- The Washington Times - Sunday, May 26, 2002

Today, Colombians are expected to cast their ballots supporting a war in order to win peace. Colombians have suffered through almost four decades of terrorist-led violence, and many have suffered personal losses as tens of thousands have died in massacres, sieges and crossfires. Alvaro Uribe, the front-runner in today's presidential election, has pledged to bring an end to the violence through military action. It is easy to understand Mr. Uribe's popular appeal, but as president, he may be a new source of trouble.
His promise is attractive to Colombians, who have watched in despair as President Andres Pastrana handed over an area the size of Switzerland to the brutally violent insurgent group known as the FARC. Mr. Pastrana ceded to the FARC control of the territory and the people in it thereby denying Colombians their right to the protection of the state, not to mention other fundamental rights. Mr. Pastrana had hoped the grandiose gesture would convince the FARC of his goodwill and bring the guerrilla group to the negotiating table. Unsurprisingly, the FARC used what's known as the demilitarized zone as a home base to launch its horrific campaigns into other areas of the country. Meanwhile, the Colombians living there, who became Mr. Pastrana's sacrificial lambs, have long raised alarms regarding the FARC's violations of their human rights.
When Colombians voted in Mr. Pastrana, they still believed peace could be negotiated with the various terrorist groups, whose narco-trafficking, blood-curdling massacres and links to Colombia's military have brought the country to its knees. Now that Mr. Pastrana's efforts have failed most ignominiously, it is little wonder that Colombians want war. The Bush administration should be watching closely, however, as to just who will be Colombia's next president.
Paramilitary groups and other narco-traffickers have proclaimed themselves friends of Mr. Uribe. And although the presidential hopeful has said he will go after paramilitary groups in his efforts to rout out terrorism, Mr. Uribe has also said he will support the creation of local self-defense groups, which are the origins of current-day paramilitary groups. Should Mr. Uribe become Colombia's next president as expected, the Bush administration will have to monitor closely potential links between paramilitary groups, the president, and the country's military.

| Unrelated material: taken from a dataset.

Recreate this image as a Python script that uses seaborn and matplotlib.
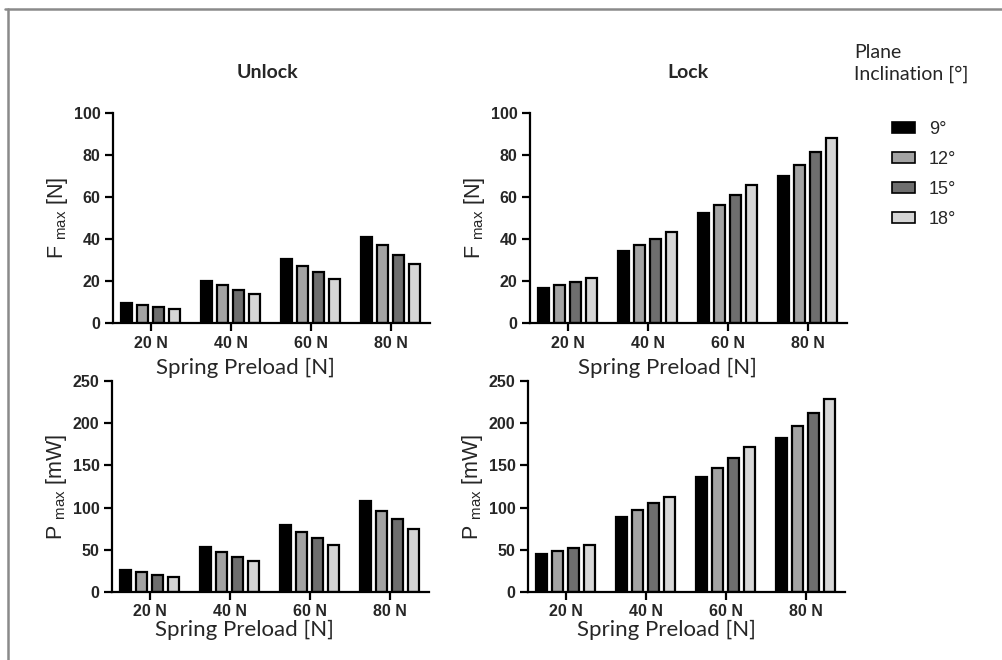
import matplotlib
matplotlib.use("Agg")
import matplotlib.pyplot as plt
from matplotlib.patches import Patch
from matplotlib.lines import Line2D
import seaborn as sns
import pandas as pd

# ---------------- data ----------------
preloads = ["20 N", "40 N", "60 N", "80 N"]
inclinations = ["9°", "12°", "15°", "18°"]
bar_colors = ["#000000", "#a3a3a3", "#6e6e6e", "#d6d6d6"]

# rows = preload, columns = inclination (9°, 12°, 15°, 18°)
unlock_fmax = [[9.5, 8.4, 7.6, 6.5],
               [20.2, 17.9, 15.9, 14.0],
               [30.6, 27.3, 24.3, 21.1],
               [40.8, 37.0, 32.5, 28.2]]
lock_fmax = [[16.7, 18.3, 19.7, 21.3],
             [34.4, 37.3, 40.1, 43.3],
             [52.2, 56.2, 61.0, 65.8],
             [69.9, 75.3, 81.5, 87.9]]
unlock_pmax = [[26.5, 23.3, 20.2, 17.8],
               [53.0, 47.5, 41.9, 36.4],
               [79.9, 71.6, 64.5, 55.8],
               [107.6, 96.1, 86.6, 74.8]]
lock_pmax = [[44.7, 48.3, 51.8, 55.4],
             [89.4, 97.7, 105.2, 113.1],
             [136.1, 146.8, 158.6, 171.3],
             [182.8, 196.6, 212.0, 229.0]]

f_ticks = [0, 20, 40, 60, 80, 100]
p_ticks = [0, 50, 100, 150, 200, 250]


def to_long(values):
    rows = []
    for i, p in enumerate(preloads):
        for j, inc in enumerate(inclinations):
            rows.append({"preload": p, "incl": inc, "value": values[i][j]})
    return pd.DataFrame(rows)


sns.set_theme(style="ticks")
plt.rcParams["font.family"] = ["Liberation Sans", "DejaVu Sans"]
plt.rcParams["mathtext.fontset"] = "custom"
plt.rcParams["mathtext.rm"] = "Liberation Sans"
plt.rcParams["mathtext.it"] = "Liberation Sans"

W, H = 1003, 660
fig = plt.figure(figsize=(W / 100, H / 100), dpi=100)
fig.patch.set_facecolor("white")


def fx(px):
    return px / W


def fy(py):
    return 1 - py / H


panels = [
    (unlock_fmax, 113, 113, 323, f_ticks, r"F $\mathregular{_{max}}$ [N]", 0.418),
    (lock_fmax, 530, 113, 323, f_ticks, r"F $\mathregular{_{max}}$ [N]", 0.432),
    (unlock_pmax, 112, 381, 592, p_ticks, r"P $\mathregular{_{max}}$ [mW]", 0.418),
    (lock_pmax, 528, 381, 592, p_ticks, r"P $\mathregular{_{max}}$ [mW]", 0.437),
]
axes = []
for k, (vals, left, top, bottom, ticks, ylab, xlab_x) in enumerate(panels):
    width_px = 317
    ax = fig.add_axes([fx(left), fy(bottom), width_px / W, (bottom - top) / H])
    df = to_long(vals)
    sns.barplot(data=df, x="preload", y="value", hue="incl",
                hue_order=inclinations, order=preloads,
                palette=bar_colors, saturation=1, width=0.8, gap=0.3,
                edgecolor="black", linewidth=1.6, errorbar=None,
                legend=False, ax=ax)
    ax.set_ylim(ticks[0], ticks[-1])
    ax.set_yticks(ticks)
    ax.set_xlim(-0.47, 3.49)
    for s in ["top", "right"]:
        ax.spines[s].set_visible(False)
    for s in ["left", "bottom"]:
        ax.spines[s].set_linewidth(1.6)
        ax.spines[s].set_color("black")
    ax.tick_params(axis="both", length=6, width=1.6, color="black",
                   labelsize=11.5, pad=3)
    for lab in ax.get_xticklabels() + ax.get_yticklabels():
        lab.set_fontweight("bold")
    ax.set_ylabel(ylab, fontsize=15.5)
    ax.yaxis.set_label_coords(-0.137, 0.5)
    ax.set_xlabel("Spring Preload [N]", fontsize=16, family="Lato")
    ax.xaxis.set_label_coords(xlab_x, -0.168 if k < 2 else -0.133)
    ax.set_facecolor("white")
    axes.append(ax)

# column titles
fig.text(fx(267), fy(73), "Unlock", ha="center", va="center",
         fontsize=14, fontweight="bold", family="Lato")
fig.text(fx(688), fy(73), "Lock", ha="center", va="center",
         fontsize=14, fontweight="bold", family="Lato")

# legend
handles = [Patch(facecolor=c, edgecolor="black", linewidth=1.2, label=l)
           for c, l in zip(bar_colors, inclinations)]
fig.text(fx(854), fy(44), "Plane\nInclination [°]", ha="left", va="top",
         fontsize=14, family="Lato", linespacing=1.35)
fig.legend(handles=handles, loc="upper left",
           bbox_to_anchor=(fx(892), fy(121)), frameon=False,
           fontsize=13, handlelength=1.3, handleheight=0.5,
           handletextpad=0.75, labelspacing=0.72, borderpad=0,
           borderaxespad=0)

# outer frame (top and left edges)
fig.add_artist(Line2D([fx(5), fx(1003)], [fy(9), fy(9)], color="#8a8a8a",
                      linewidth=1.8, transform=fig.transFigure))
fig.add_artist(Line2D([fx(8), fx(8)], [fy(9), fy(660)], color="#8a8a8a",
                      linewidth=1.8, transform=fig.transFigure))

fig.savefig("out.png", dpi=100, facecolor="white")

Mr. Uribe also seems to be afflicted with a tunnel-visioned approach to Colombia's problems. While it is inevitable that Colombia's terrorists must be dealt with, at least in part, militarily, the country has a whole host of other problems as well. Colombia's next president leader must make the presence of the state known in the remote areas that are today no-man's land. Local law-enforcement must be aggressively bolstered, and judicial reform has become critical. Roads have to be built.
If he is elected, Mr. Uribe will have to try solve these critical shortcomings, or there will be little hope for success in his planned military action.